[Material shown]:
★ ★ ★ ★ ★

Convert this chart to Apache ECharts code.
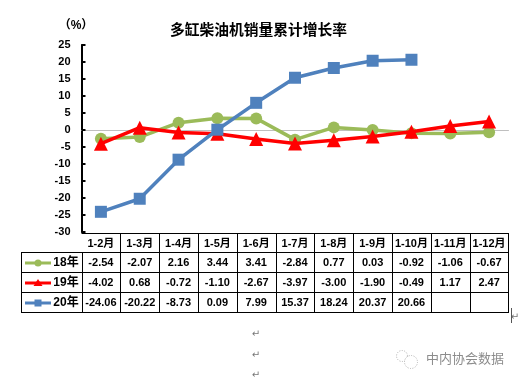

★ ★ ★ ★ ★

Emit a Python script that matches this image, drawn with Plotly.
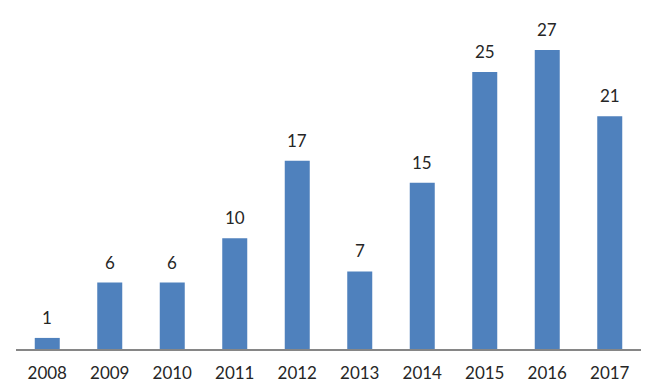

★ ★ ★ ★ ★

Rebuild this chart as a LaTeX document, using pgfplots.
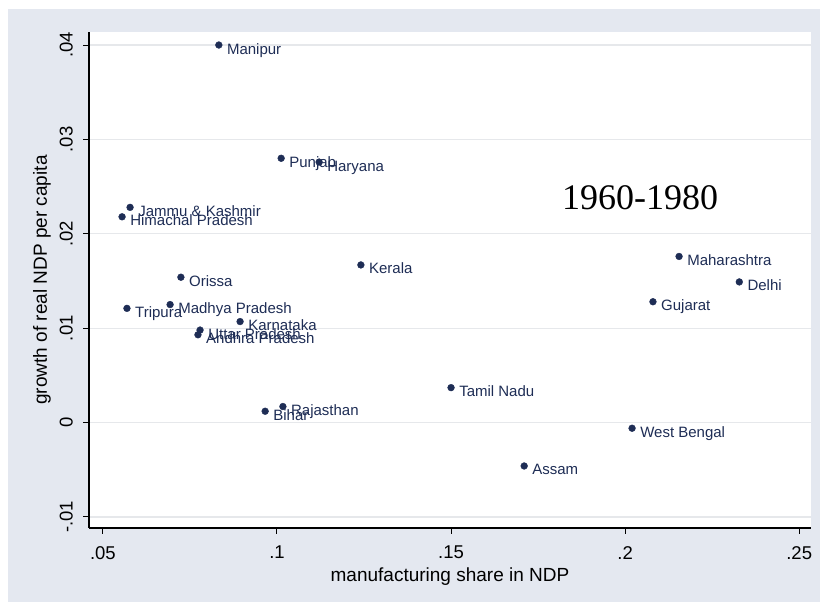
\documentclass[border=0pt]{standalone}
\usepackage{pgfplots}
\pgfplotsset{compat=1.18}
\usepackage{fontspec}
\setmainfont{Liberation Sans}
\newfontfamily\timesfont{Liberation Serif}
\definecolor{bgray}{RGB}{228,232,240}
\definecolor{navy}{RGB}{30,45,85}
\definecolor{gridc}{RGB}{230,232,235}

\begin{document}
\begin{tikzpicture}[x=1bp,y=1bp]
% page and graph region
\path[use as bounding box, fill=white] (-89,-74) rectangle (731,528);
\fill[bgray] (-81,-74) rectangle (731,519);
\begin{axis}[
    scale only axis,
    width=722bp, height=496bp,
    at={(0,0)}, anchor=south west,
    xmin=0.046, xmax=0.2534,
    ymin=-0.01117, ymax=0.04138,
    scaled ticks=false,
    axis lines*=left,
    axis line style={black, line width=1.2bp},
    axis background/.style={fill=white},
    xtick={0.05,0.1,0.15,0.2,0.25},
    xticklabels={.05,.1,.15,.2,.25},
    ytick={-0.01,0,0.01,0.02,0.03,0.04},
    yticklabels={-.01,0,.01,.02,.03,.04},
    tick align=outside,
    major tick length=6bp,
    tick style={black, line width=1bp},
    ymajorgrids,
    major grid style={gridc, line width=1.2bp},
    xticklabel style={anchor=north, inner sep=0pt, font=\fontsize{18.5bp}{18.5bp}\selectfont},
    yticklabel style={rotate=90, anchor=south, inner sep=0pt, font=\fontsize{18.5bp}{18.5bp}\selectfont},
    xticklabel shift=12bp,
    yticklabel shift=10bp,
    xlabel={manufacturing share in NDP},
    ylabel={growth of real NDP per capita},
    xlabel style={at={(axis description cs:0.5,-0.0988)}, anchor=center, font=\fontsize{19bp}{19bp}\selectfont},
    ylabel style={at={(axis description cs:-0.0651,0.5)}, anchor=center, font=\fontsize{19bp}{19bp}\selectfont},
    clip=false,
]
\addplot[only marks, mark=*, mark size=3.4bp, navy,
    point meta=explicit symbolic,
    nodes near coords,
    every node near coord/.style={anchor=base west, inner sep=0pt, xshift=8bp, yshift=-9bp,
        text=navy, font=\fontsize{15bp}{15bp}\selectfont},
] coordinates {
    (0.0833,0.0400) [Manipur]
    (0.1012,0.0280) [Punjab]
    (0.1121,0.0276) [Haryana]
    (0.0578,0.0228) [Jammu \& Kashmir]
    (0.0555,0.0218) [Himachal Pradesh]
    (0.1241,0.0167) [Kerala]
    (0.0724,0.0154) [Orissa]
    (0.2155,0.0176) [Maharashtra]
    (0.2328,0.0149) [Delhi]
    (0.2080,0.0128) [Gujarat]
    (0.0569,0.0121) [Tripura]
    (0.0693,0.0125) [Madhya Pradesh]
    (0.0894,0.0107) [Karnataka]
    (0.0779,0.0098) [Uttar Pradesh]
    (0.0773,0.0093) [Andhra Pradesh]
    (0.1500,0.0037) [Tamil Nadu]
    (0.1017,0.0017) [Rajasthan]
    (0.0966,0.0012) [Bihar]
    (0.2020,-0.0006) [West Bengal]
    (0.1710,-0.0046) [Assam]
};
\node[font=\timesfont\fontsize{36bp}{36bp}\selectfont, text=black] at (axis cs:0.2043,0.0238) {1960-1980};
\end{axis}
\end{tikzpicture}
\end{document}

★ ★ ★ ★ ★

[Exercise brief]: Supply the count of lines in the entries that contain the word "this", and nothing besides.

[Task answer]: 3